Al Jazeera has published an interactive animated map to visualize the tragic scale of the conflict between April 2023 and March 2025. This map, created using data from the Armed Conflict Location & Event Data (ACLED) project, plots more than 11,000 recorded attacks across Sudan’s 18 states. What makes the map especially compelling is its temporal animation: showing the conflict unfold over time, attack by attack, with color-coded markers identifying the perpetrators - SAF, RSF, or other groups such as local militias and rebel movements.

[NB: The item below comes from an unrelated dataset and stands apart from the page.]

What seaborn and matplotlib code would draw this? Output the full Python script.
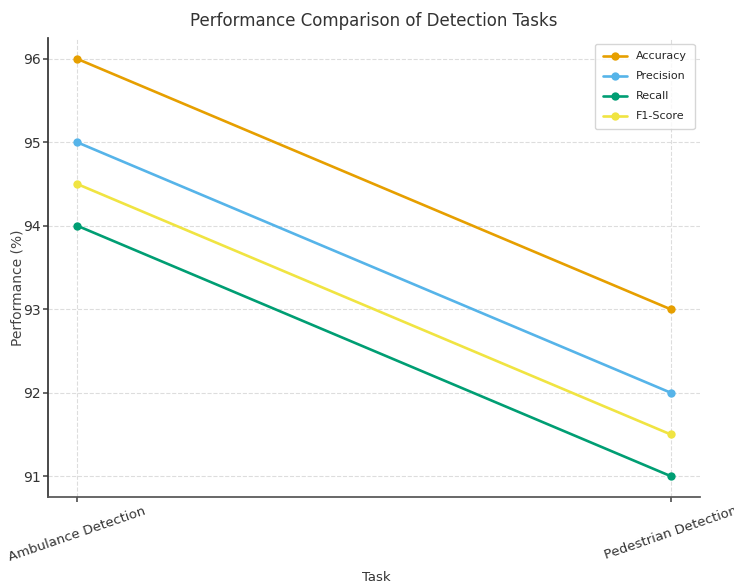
import matplotlib
matplotlib.use("Agg")
import matplotlib.pyplot as plt
import seaborn as sns
import pandas as pd

tasks = ["Ambulance Detection", "Pedestrian Detection"]
metrics = ["Accuracy", "Precision", "Recall", "F1-Score"]
accuracy = [96.0, 93.0]
precision = [95.0, 92.0]
recall = [94.0, 91.0]
f1_score = [94.5, 91.5]
colors = ["#E69F00", "#56B4E9", "#009E73", "#F0E442"]

rows = []
for m, vals in zip(metrics, [accuracy, precision, recall, f1_score]):
    for t, v in zip(tasks, vals):
        rows.append({"Task": t, "Metric": m, "Value": v})
df = pd.DataFrame(rows)

sns.set_theme(style="white")
plt.rcParams['font.family'] = ['DejaVu Sans']

fig = plt.figure(figsize=(7.34, 5.86), dpi=100)
ax = fig.add_axes([0.065, 0.152, 0.889, 0.783])
sns.lineplot(data=df, x="Task", y="Value", hue="Metric", palette=colors,
             marker="o", markersize=6, markeredgewidth=0, linewidth=1.9, ax=ax, sort=False)

ax.grid(True, linestyle="--", color="#dddddd", linewidth=0.8)
ax.set_axisbelow(True)
sns.despine(ax=ax)
ax.spines['left'].set_color("#333333")
ax.spines['bottom'].set_color("#555555")
ax.tick_params(axis='both', which='both', bottom=True, left=True, length=3.5,
               color="#555555", labelsize=10, labelcolor="#333333")
ax.tick_params(axis='x', pad=2, labelsize=9.5)
ax.tick_params(axis='y', pad=1.5)
ax.set_yticks([91, 92, 93, 94, 95, 96])
for lab in ax.get_xticklabels():
    lab.set_rotation(19)
ax.set_title("Performance Comparison of Detection Tasks", fontsize=12, pad=9, color="#333333")
ax.set_xlabel("Task", fontsize=9.5, color="#333333", va="center")
ax.set_ylabel("Performance (%)", fontsize=10, color="#444444", va="center")
ax.xaxis.set_label_coords(0.503, -0.176)
ax.yaxis.set_label_coords(-0.046, 0.455)
ax.legend(loc="upper right", fontsize=8, frameon=True, labelspacing=0.9,
          borderpad=0.7, handlelength=2.2)

fig.savefig("out.png", dpi=100)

The animation captures not just the quantity of violence, but its geographic concentration. Nearly three-quarters of all attacks occurred in Khartoum, Gezira, and North Darfur. Khartoum, the capital, emerges as the epicenter with over 5,500 attacks - an almost unimaginable transformation of an urban capital into a prolonged battlefield. Viewers can see the shift in the conflict over time, such as the rise in violence in Gezira following RSF incursions or the targeted assaults on displacement camps in North Darfur.

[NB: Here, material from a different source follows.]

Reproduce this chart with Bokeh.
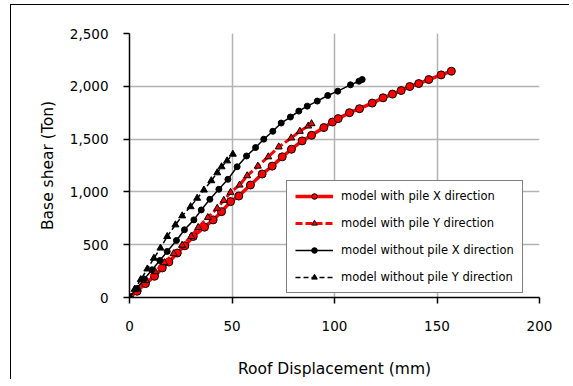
from bokeh.plotting import figure
from bokeh.models import Range1d, NumeralTickFormatter, FixedTicker, Legend, LegendItem
from bokeh.embed import file_html
from bokeh.resources import INLINE

# with pile X direction
wpx_d = [0, 3.7, 7.8, 12.2, 16, 19.2, 23.3, 27, 31.1, 36.6, 40.8, 44.9, 49.3, 53.3, 59, 64.7, 69.6,
         74.5, 79, 84.2, 88.8, 94.8, 99, 101.8, 107.3, 112.2, 118.4, 123.7, 128.3, 132.5, 136.7,
         141.1, 146, 152, 157]
wpx_v = [0, 59, 132, 201, 280, 336, 421, 490, 578, 666, 735, 813, 908, 961, 1065, 1169, 1244,
         1332, 1404, 1483, 1536, 1609, 1662, 1694, 1750, 1788, 1841, 1891, 1926, 1960, 1998,
         2026, 2064, 2108, 2143]
# with pile Y direction
wpy_d = [0, 4, 8, 12.5, 17, 21.5, 25.7, 30.1, 33.5, 38.2, 42.8, 46, 49.3, 53.7, 57.4, 62.6, 67.7,
         72.8, 78.9, 83.1, 87.2, 88.8]
wpy_v = [0, 80, 160, 245, 330, 415, 495, 578, 663, 757, 845, 920, 996, 1065, 1153, 1244, 1332,
         1426, 1511, 1574, 1624, 1646]
# without pile X direction
npx_d = [0, 3.5, 7.2, 11, 14.8, 18.4, 22.9, 26.8, 31.4, 35, 39.2, 43.6, 48, 52.5, 57.1, 61.5,
         65.5, 69.9, 74, 78.5, 82.6, 86.7, 91.6, 96.7, 101.6, 107.8, 111.9, 113.5]
npx_v = [0, 85, 175, 262, 350, 436, 540, 641, 735, 829, 930, 1025, 1119, 1238, 1340, 1420,
         1499, 1574, 1652, 1709, 1765, 1812, 1860, 1913, 1954, 2014, 2048, 2064]
# without pile Y direction
npy_d = [0, 2.5, 5.5, 8.7, 11.9, 15.1, 18.4, 22.4, 25.7, 29.8, 33, 36.3, 39.9, 42.8, 44.9, 47.6, 50.4]
npy_v = [0, 78, 170, 270, 372, 468, 578, 688, 773, 860, 940, 1018, 1106, 1181, 1238, 1294, 1357]

labels = ["model with pile X direction", "model with pile Y direction",
          "model without pile X direction", "model without pile Y direction"]
x_ticks = [0, 50, 100, 150, 200]
y_ticks = [0, 500, 1000, 1500, 2000, 2500]

FONT = "DejaVu Sans"

p = figure(width=559, height=375, output_backend="svg", toolbar_location=None,
           x_range=Range1d(0, 200), y_range=Range1d(0, 2500),
           min_border_left=118, min_border_right=31, min_border_top=28, min_border_bottom=82)
p.styles = {"margin-left": "10px", "margin-top": "4px",
            "border-left": "1px solid black", "border-top": "1px solid black"}
p.outline_line_color = None
p.background_fill_color = "white"

p.xaxis.ticker = FixedTicker(ticks=x_ticks)
p.yaxis.ticker = FixedTicker(ticks=y_ticks)
p.yaxis.formatter = NumeralTickFormatter(format="0,0")
for ax in (p.xaxis[0], p.yaxis[0]):
    ax.axis_line_color = "black"
    ax.axis_line_width = 1.5
    ax.major_tick_line_color = "black"
    ax.major_tick_line_width = 1.5
    ax.major_tick_out = 6
    ax.major_tick_in = 0
    ax.minor_tick_line_color = None
    ax.major_label_text_font = FONT
    ax.major_label_text_font_size = "13.5px"
    ax.major_label_text_color = "black"
    ax.axis_label_text_font = FONT
    ax.axis_label_text_font_size = "15.5px"
    ax.axis_label_text_font_style = "normal"
    ax.axis_label_text_color = "black"
p.xaxis.major_label_standoff = 17
p.yaxis.major_label_standoff = 15
p.xaxis.axis_label = "Roof Displacement (mm)"
p.yaxis.axis_label = "Base shear (Ton)"
p.xaxis.axis_label_standoff = 26
p.yaxis.axis_label_standoff = 10

p.xgrid.ticker = FixedTicker(ticks=x_ticks)
p.ygrid.ticker = FixedTicker(ticks=y_ticks)
for g in (p.xgrid[0], p.ygrid[0]):
    g.grid_line_color = "#b3b3b3"
    g.grid_line_width = 1.5

r1l = p.line(wpx_d, wpx_v, line_color="red", line_width=3.5)
r1m = p.scatter(wpx_d, wpx_v, marker="circle", size=8, fill_color="red", line_color="black", line_width=1)
r2l = p.line(wpy_d, wpy_v, line_color="red", line_width=3, line_dash="7 3")
r2m = p.scatter(wpy_d, wpy_v, marker="triangle", size=7, fill_color="red", line_color="black", line_width=1)
r3l = p.line(npx_d, npx_v, line_color="black", line_width=1.5)
r3m = p.scatter(npx_d, npx_v, marker="circle", size=6, fill_color="black", line_color="black")
r4l = p.line(npy_d, npy_v, line_color="black", line_width=1.5, line_dash="5 3")
r4m = p.scatter(npy_d, npy_v, marker="triangle", size=7, fill_color="black", line_color="black")

legend = Legend(items=[LegendItem(label=labels[0], renderers=[r1l, r1m]),
                       LegendItem(label=labels[1], renderers=[r2l, r2m]),
                       LegendItem(label=labels[2], renderers=[r3l, r3m]),
                       LegendItem(label=labels[3], renderers=[r4l, r4m])],
                location=(157, 4), orientation="vertical",
                border_line_color="black", border_line_width=1,
                background_fill_color="white", background_fill_alpha=1,
                padding=8, spacing=13, margin=0,
                label_text_font=FONT, label_text_font_size="11.5px", label_text_color="black",
                label_height=14, glyph_height=14, glyph_width=38, label_standoff=8)
p.add_layout(legend, "center")

open("out.html", "w").write(file_html(p, INLINE))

What stands out is the map’s ability to make an overwhelming dataset accessible. Color-coded pins differentiate between army strikes, RSF actions, and those of unaffiliated groups, while the gradual build-up of violence reveals critical inflection points - such as the peak in August 2023, and renewed escalations in early 2024. The result is a tool that is both informative and unsettling, allowing users to trace patterns of brutality, understand regional dynamics, and grasp the persistence of violence despite shifting frontlines.